--- SOURCE DATA ---
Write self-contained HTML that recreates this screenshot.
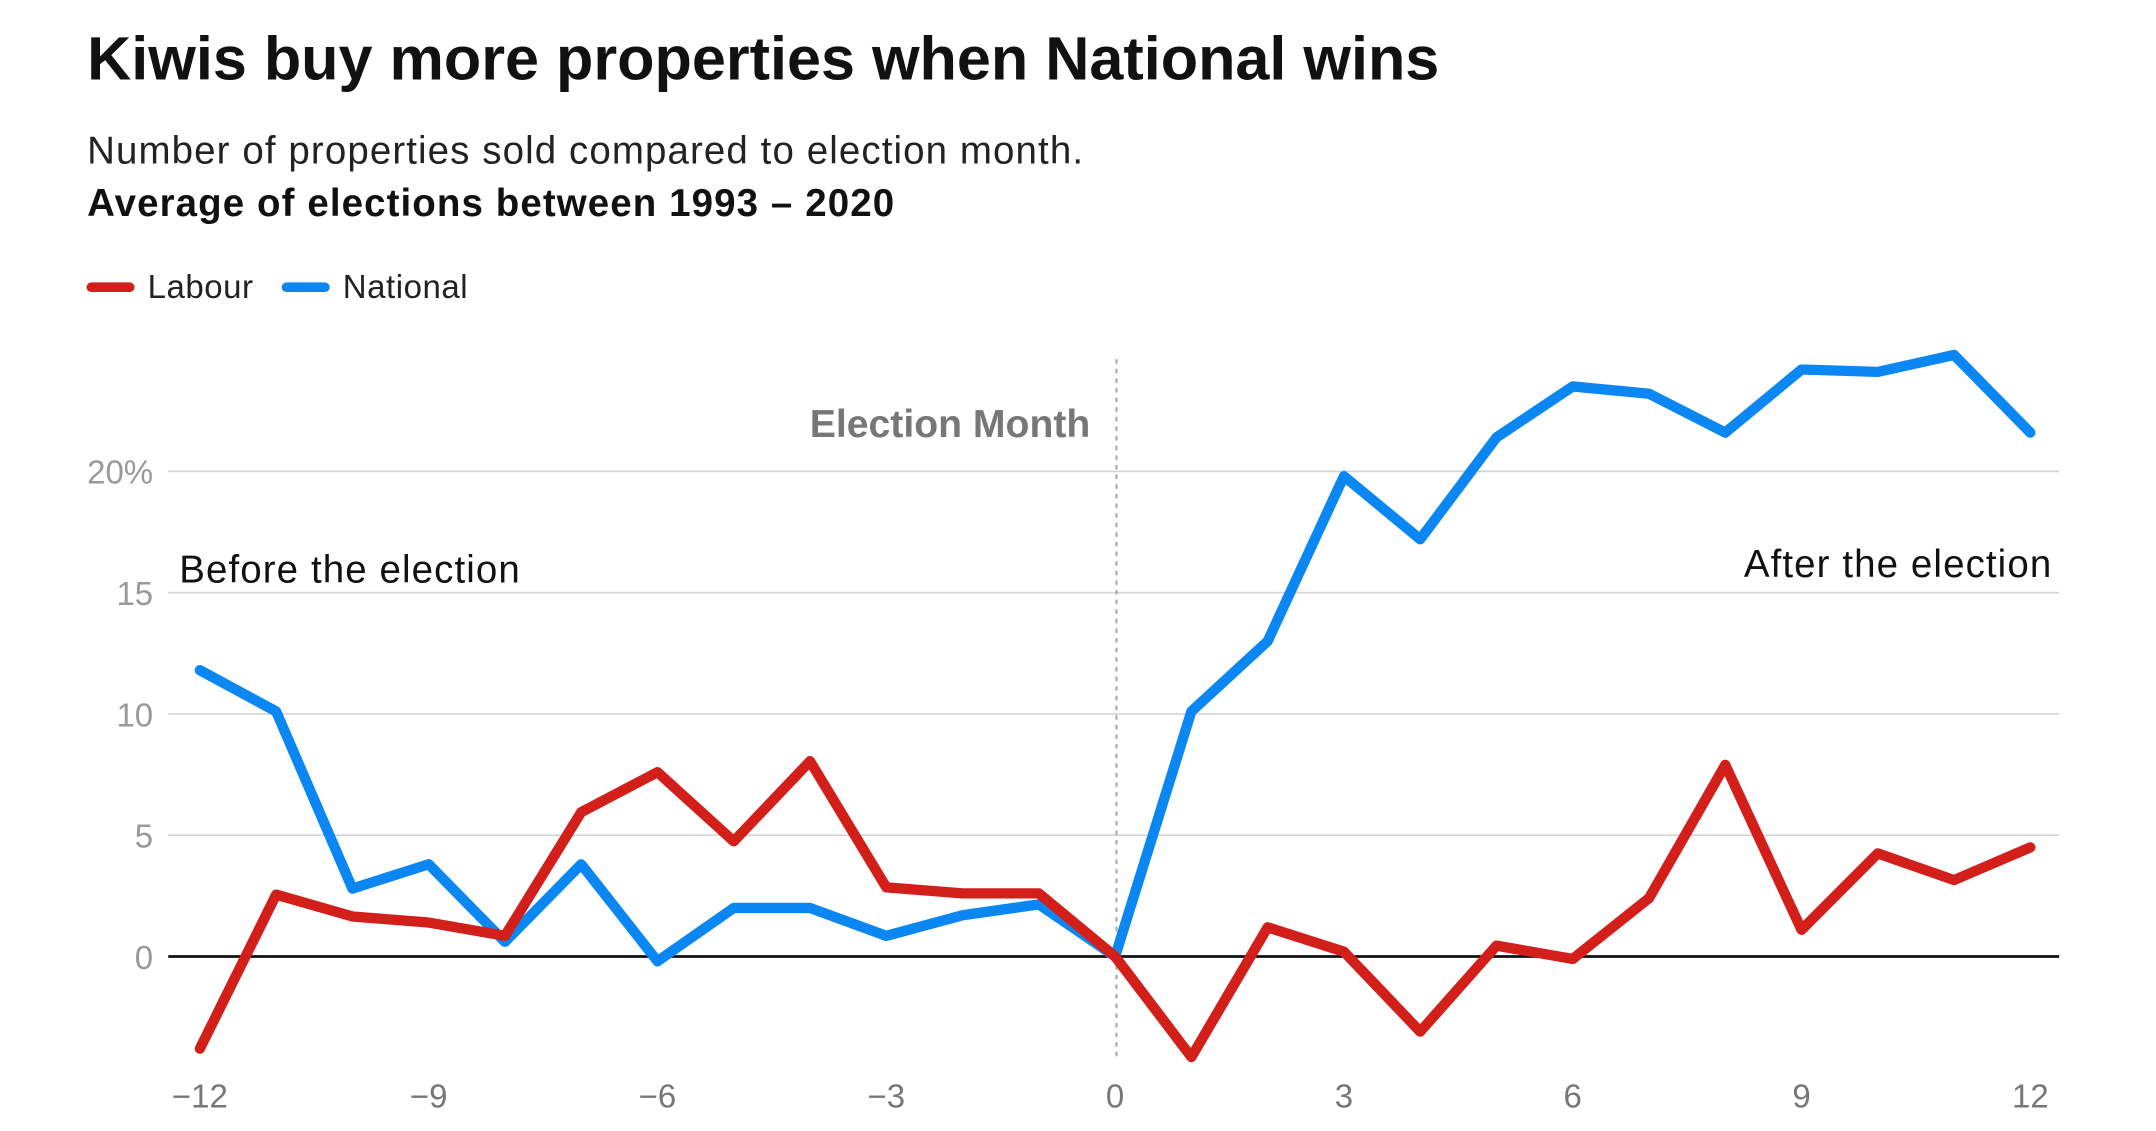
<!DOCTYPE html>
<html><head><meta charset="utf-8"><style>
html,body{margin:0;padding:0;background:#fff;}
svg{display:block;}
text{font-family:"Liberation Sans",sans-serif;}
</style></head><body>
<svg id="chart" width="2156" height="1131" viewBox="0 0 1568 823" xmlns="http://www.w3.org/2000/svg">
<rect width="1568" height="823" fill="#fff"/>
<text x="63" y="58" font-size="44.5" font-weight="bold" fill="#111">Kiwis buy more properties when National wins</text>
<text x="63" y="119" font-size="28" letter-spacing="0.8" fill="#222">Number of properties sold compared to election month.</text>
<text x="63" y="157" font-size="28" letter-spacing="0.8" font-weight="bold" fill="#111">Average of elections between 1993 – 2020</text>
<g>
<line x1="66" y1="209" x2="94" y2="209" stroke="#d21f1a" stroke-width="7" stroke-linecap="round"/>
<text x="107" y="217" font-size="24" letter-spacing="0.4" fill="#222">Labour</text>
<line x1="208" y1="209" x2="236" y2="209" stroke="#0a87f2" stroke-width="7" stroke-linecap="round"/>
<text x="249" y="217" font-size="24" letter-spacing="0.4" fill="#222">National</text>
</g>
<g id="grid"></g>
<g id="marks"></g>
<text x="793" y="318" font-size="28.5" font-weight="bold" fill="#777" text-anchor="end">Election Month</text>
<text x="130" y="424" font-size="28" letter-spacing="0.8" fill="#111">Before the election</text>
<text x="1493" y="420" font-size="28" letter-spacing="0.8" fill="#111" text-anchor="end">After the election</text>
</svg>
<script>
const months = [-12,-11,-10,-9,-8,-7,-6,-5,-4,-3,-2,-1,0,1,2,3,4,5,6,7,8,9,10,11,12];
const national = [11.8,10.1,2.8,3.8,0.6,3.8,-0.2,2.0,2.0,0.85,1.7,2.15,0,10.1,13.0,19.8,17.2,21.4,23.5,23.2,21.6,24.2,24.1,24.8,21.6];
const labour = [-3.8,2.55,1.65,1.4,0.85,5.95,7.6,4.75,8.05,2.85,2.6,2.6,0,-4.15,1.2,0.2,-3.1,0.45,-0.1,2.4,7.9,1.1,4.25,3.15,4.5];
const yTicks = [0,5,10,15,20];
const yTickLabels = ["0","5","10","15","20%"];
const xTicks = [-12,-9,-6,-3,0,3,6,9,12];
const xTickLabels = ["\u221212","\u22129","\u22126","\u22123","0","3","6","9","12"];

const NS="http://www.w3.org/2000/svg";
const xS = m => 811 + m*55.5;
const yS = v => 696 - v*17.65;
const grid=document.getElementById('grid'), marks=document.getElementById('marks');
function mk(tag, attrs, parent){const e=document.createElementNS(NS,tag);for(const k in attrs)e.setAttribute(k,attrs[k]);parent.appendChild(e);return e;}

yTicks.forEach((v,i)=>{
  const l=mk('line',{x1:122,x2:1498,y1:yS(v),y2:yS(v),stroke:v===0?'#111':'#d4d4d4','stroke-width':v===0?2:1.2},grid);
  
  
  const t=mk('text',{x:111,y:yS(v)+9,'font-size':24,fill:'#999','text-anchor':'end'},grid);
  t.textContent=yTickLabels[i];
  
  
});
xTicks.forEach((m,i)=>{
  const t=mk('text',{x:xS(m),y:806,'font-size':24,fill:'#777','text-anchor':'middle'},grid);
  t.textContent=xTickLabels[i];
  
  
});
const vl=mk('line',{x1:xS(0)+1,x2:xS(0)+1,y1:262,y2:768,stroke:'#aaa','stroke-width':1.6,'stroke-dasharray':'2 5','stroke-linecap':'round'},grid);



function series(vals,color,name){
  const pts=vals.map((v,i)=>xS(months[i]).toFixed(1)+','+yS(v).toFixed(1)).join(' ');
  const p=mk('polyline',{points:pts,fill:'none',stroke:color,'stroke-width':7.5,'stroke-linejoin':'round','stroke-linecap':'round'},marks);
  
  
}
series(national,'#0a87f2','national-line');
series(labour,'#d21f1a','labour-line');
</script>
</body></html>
---
§ **WRITTEN PROBLEM**: Copy out all the data without changing anything, and drop the pictures.

§ **FULL OUTPUT**:
Write self-contained HTML that recreates this screenshot.
<!DOCTYPE html>
<html><head><meta charset="utf-8"><style>
html,body{margin:0;padding:0;background:#fff;}
svg{display:block;}
text{font-family:"Liberation Sans",sans-serif;}
</style></head><body>
<svg id="chart" width="2156" height="1131" viewBox="0 0 1568 823" xmlns="http://www.w3.org/2000/svg">
<rect width="1568" height="823" fill="#fff"/>
<text x="63" y="58" font-size="44.5" font-weight="bold" fill="#111">Kiwis buy more properties when National wins</text>
<text x="63" y="119" font-size="28" letter-spacing="0.8" fill="#222">Number of properties sold compared to election month.</text>
<text x="63" y="157" font-size="28" letter-spacing="0.8" font-weight="bold" fill="#111">Average of elections between 1993 – 2020</text>
<g>
<line x1="66" y1="209" x2="94" y2="209" stroke="#d21f1a" stroke-width="7" stroke-linecap="round"/>
<text x="107" y="217" font-size="24" letter-spacing="0.4" fill="#222">Labour</text>
<line x1="208" y1="209" x2="236" y2="209" stroke="#0a87f2" stroke-width="7" stroke-linecap="round"/>
<text x="249" y="217" font-size="24" letter-spacing="0.4" fill="#222">National</text>
</g>
<g id="grid"></g>
<g id="marks"></g>
<text x="793" y="318" font-size="28.5" font-weight="bold" fill="#777" text-anchor="end">Election Month</text>
<text x="130" y="424" font-size="28" letter-spacing="0.8" fill="#111">Before the election</text>
<text x="1493" y="420" font-size="28" letter-spacing="0.8" fill="#111" text-anchor="end">After the election</text>
</svg>
<script>
const months = [-12,-11,-10,-9,-8,-7,-6,-5,-4,-3,-2,-1,0,1,2,3,4,5,6,7,8,9,10,11,12];
const national = [11.8,10.1,2.8,3.8,0.6,3.8,-0.2,2.0,2.0,0.85,1.7,2.15,0,10.1,13.0,19.8,17.2,21.4,23.5,23.2,21.6,24.2,24.1,24.8,21.6];
const labour = [-3.8,2.55,1.65,1.4,0.85,5.95,7.6,4.75,8.05,2.85,2.6,2.6,0,-4.15,1.2,0.2,-3.1,0.45,-0.1,2.4,7.9,1.1,4.25,3.15,4.5];
const yTicks = [0,5,10,15,20];
const yTickLabels = ["0","5","10","15","20%"];
const xTicks = [-12,-9,-6,-3,0,3,6,9,12];
const xTickLabels = ["\u221212","\u22129","\u22126","\u22123","0","3","6","9","12"];

const NS="http://www.w3.org/2000/svg";
const xS = m => 811 + m*55.5;
const yS = v => 696 - v*17.65;
const grid=document.getElementById('grid'), marks=document.getElementById('marks');
function mk(tag, attrs, parent){const e=document.createElementNS(NS,tag);for(const k in attrs)e.setAttribute(k,attrs[k]);parent.appendChild(e);return e;}

yTicks.forEach((v,i)=>{
  const l=mk('line',{x1:122,x2:1498,y1:yS(v),y2:yS(v),stroke:v===0?'#111':'#d4d4d4','stroke-width':v===0?2:1.2},grid);
  
  
  const t=mk('text',{x:111,y:yS(v)+9,'font-size':24,fill:'#999','text-anchor':'end'},grid);
  t.textContent=yTickLabels[i];
  
  
});
xTicks.forEach((m,i)=>{
  const t=mk('text',{x:xS(m),y:806,'font-size':24,fill:'#777','text-anchor':'middle'},grid);
  t.textContent=xTickLabels[i];
  
  
});
const vl=mk('line',{x1:xS(0)+1,x2:xS(0)+1,y1:262,y2:768,stroke:'#aaa','stroke-width':1.6,'stroke-dasharray':'2 5','stroke-linecap':'round'},grid);



function series(vals,color,name){
  const pts=vals.map((v,i)=>xS(months[i]).toFixed(1)+','+yS(v).toFixed(1)).join(' ');
  const p=mk('polyline',{points:pts,fill:'none',stroke:color,'stroke-width':7.5,'stroke-linejoin':'round','stroke-linecap':'round'},marks);
  
  
}
series(national,'#0a87f2','national-line');
series(labour,'#d21f1a','labour-line');
</script>
</body></html>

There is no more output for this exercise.